而此時此刻,Patterson的腎功能已經衰竭,需要靠透析維持,還陷入持續的昏迷,僅殘存模糊的意識。

Strathdee在床邊握著丈夫的手,一字一句說到:「親愛的,告訴我你是否願意戰鬥下去?我不願你僅僅為了我而苦苦支撐,如果你決定讓我放手一搏,就捏一下手吧!」虛弱中的Patterson用力捏了捏妻子的手…

各方都在和時間賽跑,Hamilton少校在加緊培育有效的噬菌體,Strathdee和同仁們在做FDA的工作,當治療準備就緒時,FDA關於這次治療的特批文件也下來了。

終於,第一批噬菌體被送到了Patterson的病榻前,Strathdee形容當時的心情──比婚禮時帶上戒指那一刻還欣喜!

噬菌體分別通過靜脈和胸前的導管注入到Patterson的體內…這是一個歷史性的時刻,Patterson成為了美國歷史上第一個接受噬菌體治療的人──通過往體內注入噬菌體病毒,讓病毒殺死體內的細菌!

治療的過程沒有出現大的波折,噬菌體產生了良好的效果,Patterson身體和意識都開始慢慢恢復,昏迷了幾個星期,他第一次睜開雙眼,又過了一段時間,他開始借助拐杖慢慢下地走路了…
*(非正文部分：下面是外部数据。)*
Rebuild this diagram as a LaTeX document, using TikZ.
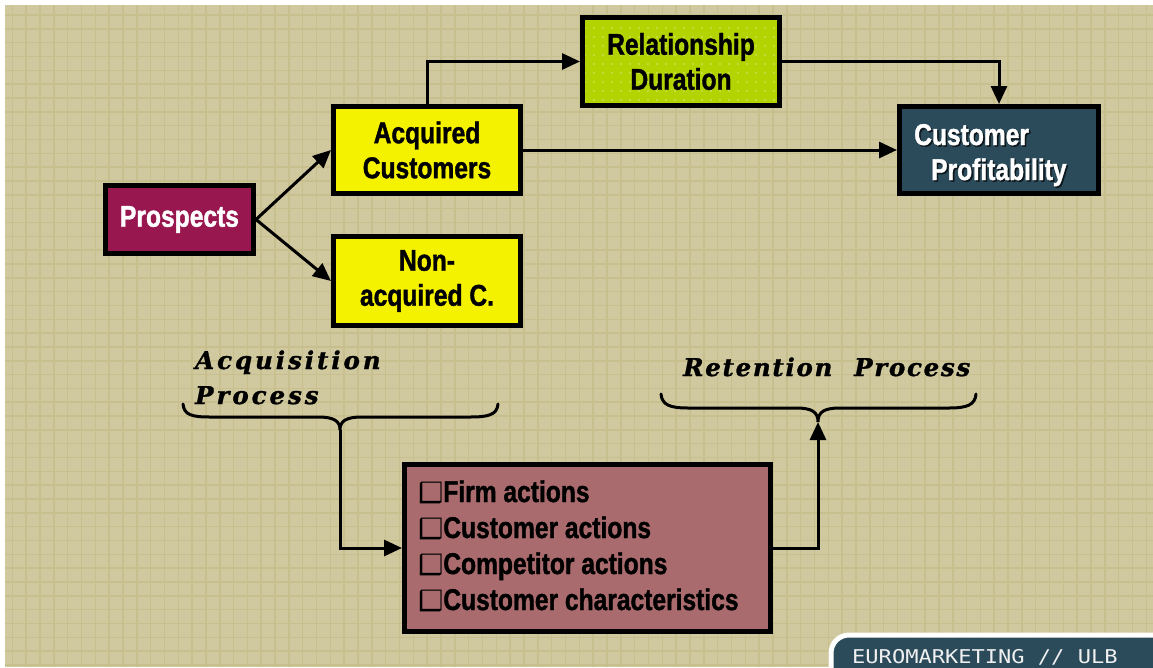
\documentclass[tikz,border=0pt]{standalone}
\usepackage{fontspec}
\usetikzlibrary{arrows.meta,patterns.meta}
\newfontfamily\boxfont[FakeStretch=0.82,FakeBold=1.3]{Liberation Sans}
\newfontfamily\procfont[LetterSpace=12,FakeBold=1.2]{DejaVu Serif}
\newfontfamily\procnarrow[LetterSpace=7,FakeBold=1.2]{DejaVu Serif}
\newfontfamily\symfont{DejaVu Sans}
\newfontfamily\badgefont{DejaVu Sans Mono}
\definecolor{paper}{HTML}{D0C89E}
\definecolor{gridline}{HTML}{C8BF8E}
\definecolor{plum}{HTML}{98174F}
\definecolor{lemon}{HTML}{F5F200}
\definecolor{lime}{HTML}{B3D400}
\definecolor{limedot}{HTML}{D6E87A}
\definecolor{slate}{HTML}{2B4B5A}
\definecolor{rose}{HTML}{AA6B6E}
\tikzset{
  box/.style={draw=black, line width=5pt, inner sep=0pt, align=center,
    font=\boxfont\bfseries\fontsize{30}{35}\selectfont},
  conn/.style={line width=3pt, -{Triangle[length=18pt,width=16pt]}},
  brace/.style={line width=3pt, line cap=round},
  proc/.style={font=\procfont\bfseries\itshape\fontsize{24.5}{35}\selectfont, anchor=base west, inner sep=0pt},
  procn/.style={font=\procnarrow\bfseries\itshape\fontsize{24.5}{35}\selectfont, anchor=base west, inner sep=0pt},
  item/.style={font=\boxfont\bfseries\fontsize{30}{36}\selectfont, anchor=base west, inner sep=0pt},
  lbl/.style={font=\boxfont\bfseries\fontsize{30}{35}\selectfont, anchor=base west, inner sep=0pt},
}
% shadowed check box in front of each list item
\newcommand{\chk}{{\symfont\fontsize{28}{28}\selectfont\reflectbox{\char"2751}}}
\begin{document}
\begin{tikzpicture}[x=1pt,y=-1pt]
\useasboundingbox (0,0) rectangle (1153,667);
% paper with a fine grid
\fill[white] (0,0) rectangle (1153,667);
\fill[paper] (5,5) rectangle (1153,667);
\begin{scope}
  \clip (5,5) rectangle (1153,667);
  \foreach \i in {0,...,83} {
    \draw[gridline, line width=1.5pt] ({12.3+13.83*\i},5) -- ({12.3+13.83*\i},667);
  }
  \foreach \j in {0,...,48} {
    \draw[gridline, line width=1.5pt] (5,{15+13.83*\j}) -- (1153,{15+13.83*\j});
  }
\end{scope}

% boxes
\node[box, fill=plum, text=white, minimum width=148pt, minimum height=68pt] (pro) at (179.5,219.5) {Prospects};
\node[box, fill=lemon, minimum width=187pt, minimum height=87pt] (acq) at (427,150) {Acquired\\Customers};
\node[box, fill=lemon, minimum width=187pt, minimum height=89pt] (non) at (427,281) {Non-\\acquired C.};
\node[box, preaction={fill=lime}, pattern={Dots[distance=9pt,radius=0.8pt]}, pattern color=limedot,
      minimum width=197pt, minimum height=88pt] (rel) at (681,61.5) {Relationship\\Duration};
\node[box, fill=slate, minimum width=199pt, minimum height=87pt] (cp) at (999,150) {};
\node[lbl, text=black!70!slate] (cpas) at (915.5,146.5) {Customer};
\node[lbl, text=white] (cpa) at (914,145) {Customer};
\node[lbl, text=black!70!slate] (cpbs) at (932.5,181.5) {Profitability};
\node[lbl, text=white] (cpb) at (931,180) {Profitability};
\node[box, fill=rose, minimum width=366pt, minimum height=167pt] (fac) at (587.5,548) {};
\node[item] (f1) at (418,502) {\chk Firm actions};
\node[item] (f2) at (418,538) {\chk Customer actions};
\node[item] (f3) at (418,574) {\chk Competitor actions};
\node[item] (f4) at (418,610) {\chk Customer characteristics};

% connectors
\draw[conn] (pro.east) -- (acq.west);
\draw[conn] (pro.east) -- (non.west);
\draw[conn] (acq.north) |- (rel.west);
\draw[conn] (rel.east) -| (cp.north);
\draw[conn] (acq.east) -- (cp.west);

% process labels and braces
\node[proc] (acqa) at (195,369) {Acquisition};
\node[proc] (acqb) at (195,404) {Process};
\node[procn] (reta) at (683,376) {Retention};
\node[procn] (retb) at (854,376) {Process};
\coordinate (acqtip) at (340,430);
\coordinate (rettip) at (818,422);
\draw[brace] (183,404) .. controls (184,415) and (192,417) .. (210,417) -- (318,417)
  .. controls (334,417) and (340,421) .. (acqtip)
  .. controls (340,421) and (346,417) .. (362,417) -- (470,417)
  .. controls (488,417) and (497,415) .. (498,404);
\draw[brace] (661,394) .. controls (662,405) and (670,408) .. (688,408) -- (796,408)
  .. controls (812,408) and (818,412) .. (rettip)
  .. controls (818,412) and (824,408) .. (840,408) -- (949,408)
  .. controls (967,408) and (975,405) .. (976,394);
\draw[conn] (acqtip) |- (fac.west);
\draw[conn] (fac.east) -| (rettip);

% footer badge
\begin{scope}
  \clip (0,0) rectangle (1153,667);
  \draw[white, line width=5pt, fill=slate, rounded corners=18pt] (831,635) rectangle (1190,700);
\end{scope}
\node[font=\badgefont\fontsize{19}{19}\selectfont, text=white!88!gray, anchor=base west, inner sep=0pt] (badge) at (852,663) {\scalebox{1.16}[1]{EUROMARKETING // ULB}};
\end{tikzpicture}
\end{document}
Patterson是幸運的,他的幸運不在於擁有一位醫學專家妻子,更在於妻子的絕不放棄!

然而,Patterson事件的後續影響還沒有結束…

作為美國第一例接受噬菌體療法成功康復的人,他的事蹟也挽救了Hamilton少校的實驗室。

Hamilton少校的實驗室曾因對噬菌體療法的研究廣受詬病,好幾次差點被關停,多年來也有無數人打小報告,攻擊這個實驗室是軍隊的「財務黑洞」,主流的製藥界更是對他們嗤之以鼻,極盡抹黑之能事。

Hamilton少校已經和Strathdee以及幾位醫學界同仁合作,推出一本關於噬菌體療法的宣傳書籍,呼籲人們重新審視抗生素的問題,重拾噬菌體這個古老的武器。

他同時也表示,由於噬菌體(生物)無法像抗生素(化合物)那樣申請專利,也就不能帶來有效而可觀的利潤,噬菌體療法在美國能否重回主流醫學界,前面的道路依然困難重重。